Exercise objective ▸ Retype the whole listing verbatim and keep the pictures out of it.

------------------------------------------------------------------------

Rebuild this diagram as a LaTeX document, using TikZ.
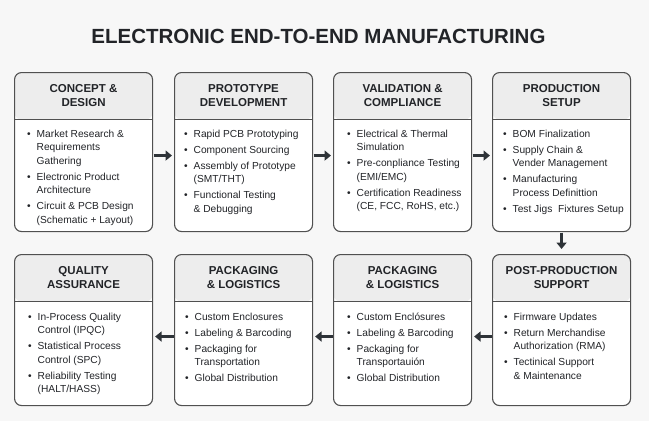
\documentclass[tikz,border=0pt]{standalone}
\usepackage{fontspec}
\setmainfont{Liberation Sans}
\usetikzlibrary{arrows.meta}
\definecolor{bgc}{HTML}{F7F7F7}
\definecolor{headfill}{HTML}{EDEDED}
\definecolor{bordc}{HTML}{505050}
\definecolor{txtc}{HTML}{222428}
\definecolor{arrc}{HTML}{2E3338}
\newcommand\myb{\makebox[9.5pt][l]{\textbullet}}
\newcommand\myc{\hspace*{9.5pt}}
\tikzset{
  card/.style={draw=bordc, line width=1.1pt, rounded corners=7pt, fill=white,
    minimum width=138pt, minimum height=#1, inner sep=0pt, anchor=north west,
    path picture={
      \fill[headfill] (path picture bounding box.north west) rectangle ([yshift=-47pt]path picture bounding box.north east);
      \draw[bordc, line width=0.8pt] ([yshift=-47pt]path picture bounding box.north west) -- ([yshift=-47pt]path picture bounding box.north east);
    }},
  head/.style={font=\fontsize{11.5}{14}\selectfont\bfseries, align=center, text=txtc, inner sep=0pt},
  body/.style={font=\fontsize{10.2}{13.5}\selectfont, align=left, text=txtc, inner sep=0pt, anchor=north west},
  flow/.style={draw=arrc, line width=2.8pt, -{Triangle[length=6.5pt,width=10pt]}}
}
\begin{document}
\begin{tikzpicture}[x=1pt,y=-1pt]
\useasboundingbox (0,0) rectangle (649,421);
\fill[bgc] (0,0) rectangle (649,421);

\node[font=\fontsize{20.5}{24}\selectfont\bfseries, text=txtc, inner sep=0pt] (title) at (318.5,36) {ELECTRONIC END-TO-END MANUFACTURING};

% top row
\node[card=159pt] (b1) at (14,72) {};
\node[card=159pt] (b2) at (174,72) {};
\node[card=159pt] (b3) at (333,72) {};
\node[card=159pt] (b4) at (492,72) {};
% bottom row
\node[card=151pt] (b5) at (14,254) {};
\node[card=151pt] (b6) at (174,254) {};
\node[card=151pt] (b7) at (333,254) {};
\node[card=151pt] (b8) at (492,254) {};

% headers
\node[head] (h1) at ([yshift=-24pt]b1.north) {CONCEPT \&\\DESIGN};
\node[head] (h2) at ([yshift=-24pt]b2.north) {PROTOTYPE\\DEVELOPMENT};
\node[head] (h3) at ([yshift=-24pt]b3.north) {VALIDATION \&\\COMPLIANCE};
\node[head] (h4) at ([yshift=-24pt]b4.north) {PRODUCTION\\SETUP};
\node[head] (h5) at ([yshift=-24pt]b5.north) {QUALITY\\ASSURANCE};
\node[head] (h6) at ([yshift=-24pt]b6.north) {PACKAGING\\\& LOGISTICS};
\node[head] (h7) at ([yshift=-24pt]b7.north) {PACKAGING\\\& LOGISTICS};
\node[head] (h8) at ([yshift=-24pt]b8.north) {POST-PRODUCTION\\SUPPORT};

% bodies
\node[body] (t1) at ([xshift=13pt,yshift=-57.5pt]b1.north west) {\myb Market Research \&\\\myc Requirements\\\myc Gathering\\[2.5pt]\myb Electronic Product\\\myc Architecture\\[2.5pt]\myb Circuit \& PCB Design\\\myc (Schematic + Layout)};
\node[body] (t2) at ([xshift=10pt,yshift=-57.5pt]b2.north west) {\myb Rapid PCB Prototyping\\[2.5pt]\myb Component Sourcing\\[2.5pt]\myb Assembly of Prototype\\\myc (SMT/THT)\\[2.5pt]\myb Functional Testing\\\myc \& Debugging};
\node[body] (t3) at ([xshift=14pt,yshift=-57.5pt]b3.north west) {\myb Electrical \& Thermal\\\myc Simulation\\[2.5pt]\myb Pre-conpliance Testing\\\myc (EMI/EMC)\\[2.5pt]\myb Certification Readiness\\\myc (CE, FCC, RoHS, etc.)};
\node[body] (t4) at ([xshift=11pt,yshift=-57.5pt]b4.north west) {\myb BOM Finalization\\[2.5pt]\myb Supply Chain \&\\\myc Vender Management\\[2.5pt]\myb Manufacturing\\\myc Process Definittion\\[2.5pt]\myb Test Jigs\ \ Fixtures Setup};
\node[body] (t5) at ([xshift=14pt,yshift=-58.5pt]b5.north west) {\myb In-Process Quality\\\myc Control (IPQC)\\[2.5pt]\myb Statistical Process\\\myc Control (SPC)\\[2.5pt]\myb Reliability Testing\\\myc (HALT/HASS)};
\node[body] (t6) at ([xshift=11pt,yshift=-58.5pt]b6.north west) {\myb Custom Enclosures\\[2.5pt]\myb Labeling \& Barcoding\\[2.5pt]\myb Packaging for\\\myc Transportation\\[2.5pt]\myb Global Distribution};
\node[body] (t7) at ([xshift=14pt,yshift=-58.5pt]b7.north west) {\myb Custom Enclósures\\[2.5pt]\myb Labeling \& Barcoding\\[2.5pt]\myb Packaging for\\\myc Transportauión\\[2.5pt]\myb Global Distribution};
\node[body] (t8) at ([xshift=12pt,yshift=-58.5pt]b8.north west) {\myb Firmware Updates\\[2.5pt]\myb Return Merchandise\\\myc Authorization (RMA)\\[2.5pt]\myb Tectinical Support\\\myc \& Maintenance};

% connectors
\draw[flow, shorten <=0.5pt, shorten >=2pt] ([yshift=-3.5pt]b1.east) -- ([yshift=-3.5pt]b2.west);
\draw[flow, shorten <=0.5pt, shorten >=2pt] ([yshift=-3.5pt]b2.east) -- ([yshift=-3.5pt]b3.west);
\draw[flow, shorten <=0.5pt, shorten >=2pt] ([yshift=-3.5pt]b3.east) -- ([yshift=-3.5pt]b4.west);
\draw[flow, shorten <=0.5pt, shorten >=5pt] (b4.south) -- (b8.north);
\draw[flow, shorten <=0.5pt, shorten >=2pt] ([yshift=-6.5pt]b8.west) -- ([yshift=-6.5pt]b7.east);
\draw[flow, shorten <=0.5pt, shorten >=2pt] ([yshift=-6.5pt]b7.west) -- ([yshift=-6.5pt]b6.east);
\draw[flow, shorten <=0.5pt, shorten >=2pt] ([yshift=-6.5pt]b6.west) -- ([yshift=-6.5pt]b5.east);
\end{tikzpicture}
\end{document}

------------------------------------------------------------------------

Complete output ▸
Rebuild this diagram as a LaTeX document, using TikZ.
\documentclass[tikz,border=0pt]{standalone}
\usepackage{fontspec}
\setmainfont{Liberation Sans}
\usetikzlibrary{arrows.meta}
\definecolor{bgc}{HTML}{F7F7F7}
\definecolor{headfill}{HTML}{EDEDED}
\definecolor{bordc}{HTML}{505050}
\definecolor{txtc}{HTML}{222428}
\definecolor{arrc}{HTML}{2E3338}
\newcommand\myb{\makebox[9.5pt][l]{\textbullet}}
\newcommand\myc{\hspace*{9.5pt}}
\tikzset{
  card/.style={draw=bordc, line width=1.1pt, rounded corners=7pt, fill=white,
    minimum width=138pt, minimum height=#1, inner sep=0pt, anchor=north west,
    path picture={
      \fill[headfill] (path picture bounding box.north west) rectangle ([yshift=-47pt]path picture bounding box.north east);
      \draw[bordc, line width=0.8pt] ([yshift=-47pt]path picture bounding box.north west) -- ([yshift=-47pt]path picture bounding box.north east);
    }},
  head/.style={font=\fontsize{11.5}{14}\selectfont\bfseries, align=center, text=txtc, inner sep=0pt},
  body/.style={font=\fontsize{10.2}{13.5}\selectfont, align=left, text=txtc, inner sep=0pt, anchor=north west},
  flow/.style={draw=arrc, line width=2.8pt, -{Triangle[length=6.5pt,width=10pt]}}
}
\begin{document}
\begin{tikzpicture}[x=1pt,y=-1pt]
\useasboundingbox (0,0) rectangle (649,421);
\fill[bgc] (0,0) rectangle (649,421);

\node[font=\fontsize{20.5}{24}\selectfont\bfseries, text=txtc, inner sep=0pt] (title) at (318.5,36) {ELECTRONIC END-TO-END MANUFACTURING};

% top row
\node[card=159pt] (b1) at (14,72) {};
\node[card=159pt] (b2) at (174,72) {};
\node[card=159pt] (b3) at (333,72) {};
\node[card=159pt] (b4) at (492,72) {};
% bottom row
\node[card=151pt] (b5) at (14,254) {};
\node[card=151pt] (b6) at (174,254) {};
\node[card=151pt] (b7) at (333,254) {};
\node[card=151pt] (b8) at (492,254) {};

% headers
\node[head] (h1) at ([yshift=-24pt]b1.north) {CONCEPT \&\\DESIGN};
\node[head] (h2) at ([yshift=-24pt]b2.north) {PROTOTYPE\\DEVELOPMENT};
\node[head] (h3) at ([yshift=-24pt]b3.north) {VALIDATION \&\\COMPLIANCE};
\node[head] (h4) at ([yshift=-24pt]b4.north) {PRODUCTION\\SETUP};
\node[head] (h5) at ([yshift=-24pt]b5.north) {QUALITY\\ASSURANCE};
\node[head] (h6) at ([yshift=-24pt]b6.north) {PACKAGING\\\& LOGISTICS};
\node[head] (h7) at ([yshift=-24pt]b7.north) {PACKAGING\\\& LOGISTICS};
\node[head] (h8) at ([yshift=-24pt]b8.north) {POST-PRODUCTION\\SUPPORT};

% bodies
\node[body] (t1) at ([xshift=13pt,yshift=-57.5pt]b1.north west) {\myb Market Research \&\\\myc Requirements\\\myc Gathering\\[2.5pt]\myb Electronic Product\\\myc Architecture\\[2.5pt]\myb Circuit \& PCB Design\\\myc (Schematic + Layout)};
\node[body] (t2) at ([xshift=10pt,yshift=-57.5pt]b2.north west) {\myb Rapid PCB Prototyping\\[2.5pt]\myb Component Sourcing\\[2.5pt]\myb Assembly of Prototype\\\myc (SMT/THT)\\[2.5pt]\myb Functional Testing\\\myc \& Debugging};
\node[body] (t3) at ([xshift=14pt,yshift=-57.5pt]b3.north west) {\myb Electrical \& Thermal\\\myc Simulation\\[2.5pt]\myb Pre-conpliance Testing\\\myc (EMI/EMC)\\[2.5pt]\myb Certification Readiness\\\myc (CE, FCC, RoHS, etc.)};
\node[body] (t4) at ([xshift=11pt,yshift=-57.5pt]b4.north west) {\myb BOM Finalization\\[2.5pt]\myb Supply Chain \&\\\myc Vender Management\\[2.5pt]\myb Manufacturing\\\myc Process Definittion\\[2.5pt]\myb Test Jigs\ \ Fixtures Setup};
\node[body] (t5) at ([xshift=14pt,yshift=-58.5pt]b5.north west) {\myb In-Process Quality\\\myc Control (IPQC)\\[2.5pt]\myb Statistical Process\\\myc Control (SPC)\\[2.5pt]\myb Reliability Testing\\\myc (HALT/HASS)};
\node[body] (t6) at ([xshift=11pt,yshift=-58.5pt]b6.north west) {\myb Custom Enclosures\\[2.5pt]\myb Labeling \& Barcoding\\[2.5pt]\myb Packaging for\\\myc Transportation\\[2.5pt]\myb Global Distribution};
\node[body] (t7) at ([xshift=14pt,yshift=-58.5pt]b7.north west) {\myb Custom Enclósures\\[2.5pt]\myb Labeling \& Barcoding\\[2.5pt]\myb Packaging for\\\myc Transportauión\\[2.5pt]\myb Global Distribution};
\node[body] (t8) at ([xshift=12pt,yshift=-58.5pt]b8.north west) {\myb Firmware Updates\\[2.5pt]\myb Return Merchandise\\\myc Authorization (RMA)\\[2.5pt]\myb Tectinical Support\\\myc \& Maintenance};

% connectors
\draw[flow, shorten <=0.5pt, shorten >=2pt] ([yshift=-3.5pt]b1.east) -- ([yshift=-3.5pt]b2.west);
\draw[flow, shorten <=0.5pt, shorten >=2pt] ([yshift=-3.5pt]b2.east) -- ([yshift=-3.5pt]b3.west);
\draw[flow, shorten <=0.5pt, shorten >=2pt] ([yshift=-3.5pt]b3.east) -- ([yshift=-3.5pt]b4.west);
\draw[flow, shorten <=0.5pt, shorten >=5pt] (b4.south) -- (b8.north);
\draw[flow, shorten <=0.5pt, shorten >=2pt] ([yshift=-6.5pt]b8.west) -- ([yshift=-6.5pt]b7.east);
\draw[flow, shorten <=0.5pt, shorten >=2pt] ([yshift=-6.5pt]b7.west) -- ([yshift=-6.5pt]b6.east);
\draw[flow, shorten <=0.5pt, shorten >=2pt] ([yshift=-6.5pt]b6.west) -- ([yshift=-6.5pt]b5.east);
\end{tikzpicture}
\end{document}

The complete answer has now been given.